Today, the policy varies across Japan, from the time allocated to how it is paid for, which is negotiated between unions and employers. But it seems evident that taboos around menstruation and related workplace procedures are still present. In 2014, a study found that fewer than 0.9% of women surveyed in workplaces with a menstrual leave policy availed themselves of the policy, citing embarrassment or a lack of understanding on the part of male superiors as their reasons for not doing so. This is undoubtedly a concern for those both in favour and against menstrual leave. There is a big difference between a policy existing and its uptake.
“We need to challenge the historic squeamishness and silence around menstrual health and have more open conversations on this issue,” says Farthing. She feels the policy being discussed at a governmental level in Spain can only be positive and is eager to see a similar debate in the UK.
Aunt Flow. The red tide. Having the painters in. The time of the month. Shark week. Lady time. The crimson wave. Bloody Mary. On the rag… There are over 5000 slang terms for that dreaded six-letter word: period.
In 2016, a study was conducted by Clue, a menstrual health app, with the International Women’s Health Coalition to gauge how menstruation was discussed publicly. Around 90,000 people in 190 countries responded and the survey came up with terms across 10 different languages that 78% of respondents said they used.
Marks for imagination went to Denmark where the phrase “Der Er Kommunister i Lysthuset” was popularised. It translates as: “There are communists in the funhouse”. The French opted for the ever-so-slightly more political “Les Anglais ont debarqué”, which means: “The English have landed”. But the findings were clear: when it came to talking about menstruation, euphemisms were the method of choice.
When I bring up some of these expressions with Baxter, she rolls her eyes. “We need to change the culture and language around menstruation,” she explains. How can this be done? We need to start saying the word “period” more, she tells me.
Workplace policy aside, this point from Baxter makes my ears prick up. I share a memory with her: when I was at school, a sanitary pad fell out of my bag during a lesson. This apparent catastrophe soon caused a game of Chinese whispers desk to desk before reaching me. Upon realising what had happened, I kicked the pad under my bag and opted for denial when anyone asked about it. “It wasn’t mine!” I insisted.

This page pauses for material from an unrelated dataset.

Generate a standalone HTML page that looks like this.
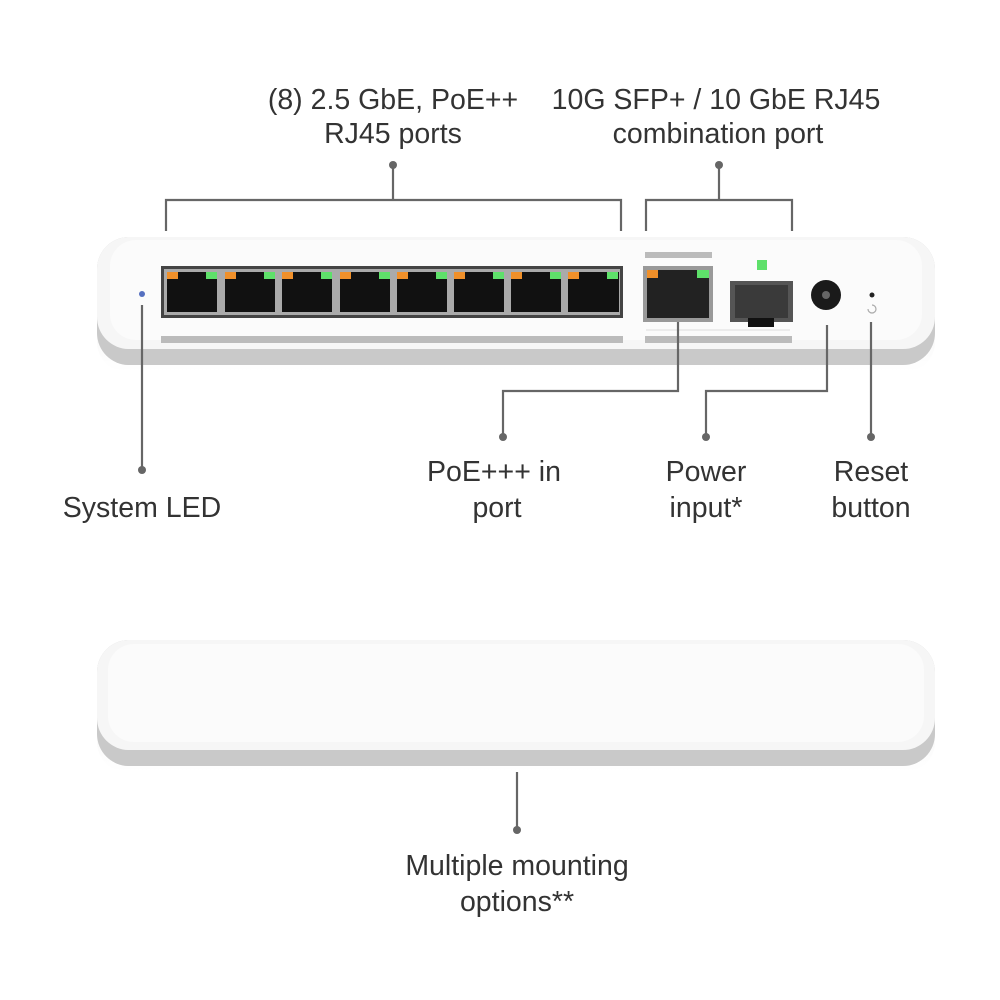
<!DOCTYPE html>
<html><head><meta charset="utf-8"><style>
html,body{margin:0;padding:0;background:#fff;}
svg{display:block}
text{font-family:"Liberation Sans","DejaVu Sans",sans-serif;fill:#333;font-size:28.5px;text-anchor:middle}
</style></head><body>
<svg width="1000" height="1000" viewBox="0 0 1000 1000" xmlns="http://www.w3.org/2000/svg">
<defs>
<linearGradient id="sh" x1="0" y1="0" x2="0" y2="1"><stop offset="0" stop-color="#ddd"/><stop offset="1" stop-color="#fff"/></linearGradient>
</defs>
<!-- labels -->
<text x="393" y="109">(8) 2.5 GbE, PoE++</text>
<text x="393" y="143">RJ45 ports</text>
<text x="716" y="109">10G SFP+ / 10 GbE RJ45</text>
<text x="718" y="143">combination port</text>
<text x="142" y="517">System LED</text>
<text x="494" y="481">PoE+++ in</text>
<text x="497" y="517">port</text>
<text x="706" y="481">Power</text>
<text x="706" y="517">input*</text>
<text x="871" y="481">Reset</text>
<text x="871" y="517">button</text>
<text x="517" y="875">Multiple mounting</text>
<text x="517" y="911">options**</text>

<!-- device 1 -->
<rect x="97" y="262" width="838" height="110" rx="30" fill="url(#sh)" opacity="0.5"/>
<rect x="97" y="237" width="838" height="128" rx="32" fill="#c9c9c9"/>
<rect x="97" y="237" width="838" height="112" rx="32" fill="#f6f6f6"/>
<rect x="110" y="240" width="812" height="100" rx="26" fill="#fbfbfb"/>
<circle cx="142" cy="294" r="3" fill="#5570c0"/>
<!-- 8 ports -->
<rect x="161" y="266" width="462" height="52" fill="#444"/>
<rect x="164" y="269" width="456" height="46" fill="#aaa"/>
<g fill="#111">
<rect x="167" y="272" width="50" height="40"/><rect x="225" y="272" width="50" height="40"/><rect x="282" y="272" width="50" height="40"/><rect x="340" y="272" width="50" height="40"/><rect x="397" y="272" width="50" height="40"/><rect x="454" y="272" width="50" height="40"/><rect x="511" y="272" width="50" height="40"/><rect x="568" y="272" width="51" height="40"/>
</g>
<g fill="#f0902a">
<rect x="167" y="272" width="11" height="7"/><rect x="225" y="272" width="11" height="7"/><rect x="282" y="272" width="11" height="7"/><rect x="340" y="272" width="11" height="7"/><rect x="397" y="272" width="11" height="7"/><rect x="454" y="272" width="11" height="7"/><rect x="511" y="272" width="11" height="7"/><rect x="568" y="272" width="11" height="7"/><rect x="647" y="274" width="11" height="8"/>
</g>
<g fill="#5ee06a">
<rect x="206" y="272" width="11" height="7"/><rect x="264" y="272" width="11" height="7"/><rect x="321" y="272" width="11" height="7"/><rect x="379" y="272" width="11" height="7"/><rect x="436" y="272" width="11" height="7"/><rect x="493" y="272" width="11" height="7"/><rect x="550" y="272" width="11" height="7"/><rect x="607" y="272" width="11" height="7"/><rect x="697" y="274" width="12" height="8"/><rect x="757" y="260" width="10" height="10"/>
</g>
<rect x="161" y="336" width="462" height="7" fill="#bbb"/>
<!-- poe in port -->
<rect x="645" y="252" width="67" height="6" fill="#bbb"/>
<rect x="643" y="266" width="70" height="56" fill="#999"/>
<rect x="647" y="270" width="62" height="48" fill="#222"/>
<rect x="647" y="270" width="11" height="8" fill="#f0902a"/>
<rect x="697" y="270" width="12" height="8" fill="#5ee06a"/>
<rect x="645" y="336" width="147" height="7" fill="#bbb"/>
<line x1="646" y1="330" x2="790" y2="330" stroke="#ddd" stroke-width="1"/>
<!-- sfp -->
<rect x="730" y="281" width="63" height="41" fill="#555"/>
<rect x="735" y="285" width="53" height="33" fill="#3a3a3a"/>
<rect x="748" y="318" width="26" height="9" fill="#111"/>
<!-- power -->
<circle cx="826" cy="295" r="15" fill="#1a1a1a"/>
<circle cx="826" cy="295" r="4" fill="#666"/>
<circle cx="872" cy="295" r="2.5" fill="#222"/>
<path d="M868 309 a4 4 0 1 0 4 -4" fill="none" stroke="#aaa" stroke-width="1.2"/>

<!-- device 2 -->
<rect x="97" y="660" width="838" height="112" rx="30" fill="url(#sh)" opacity="0.5"/>
<rect x="97" y="640" width="838" height="126" rx="32" fill="#c9c9c9"/>
<rect x="97" y="640" width="838" height="110" rx="32" fill="#f6f6f6"/>
<rect x="108" y="644" width="816" height="98" rx="26" fill="#fbfbfb"/>

<!-- connectors -->
<g stroke="#666" stroke-width="2.2" fill="none">
<path d="M166 231 V200 H621 V231 M393 200 V165"/>
<path d="M646 231 V200 H792 V231 M719 200 V165"/>
<path d="M678 322 V391 H503 V437"/>
<path d="M827 325 V391 H706 V437"/>
<path d="M871 322 V437"/>
<path d="M142 305 V470"/>
<path d="M517 772 V830"/>
</g>
<g fill="#666">
<circle cx="393" cy="165" r="4"/><circle cx="719" cy="165" r="4"/>
<circle cx="503" cy="437" r="4"/><circle cx="706" cy="437" r="4"/><circle cx="871" cy="437" r="4"/>
<circle cx="142" cy="470" r="4"/><circle cx="517" cy="830" r="4"/>
</g>
</svg>
</body></html>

It is only with hindsight that I realise the words “period” or “sanitary pad” were never actually uttered.
Baxter nods. “My mother was part of the generation where when she first got her period, she thought she was dying. Her mother instructed her to look in the box by her bed and all she would need would be in there. It was never spoken about again,” she recalls. Baxter is tired of this stigma and feels it is well deserving of debate, and a policy, in its own right.
“This is why I am so excited about Spain looking at this at a nationwide level,” she explains. “It will give us access to hard statistics and evidence that we haven’t had before.”
By Baxter’s own admission, it is hard to gauge the overall benefits of menstrual leave while policies are so fresh. Yet the debate can be boiled down to two lines of argument: the logistical and the societal. The former refers to the mechanisms of a menstrual leave policy: how much time off is permitted and how it is paid for, and the practicalities of both are still very much up for debate.
The latter, however, tackles the stigma around periods, aiming for a world where, from classrooms to offices, periods can be mentioned openly in conversation without fuss or nauseating awkwardness. The debate around the first will continue, but the second is an idea to get behind. Period.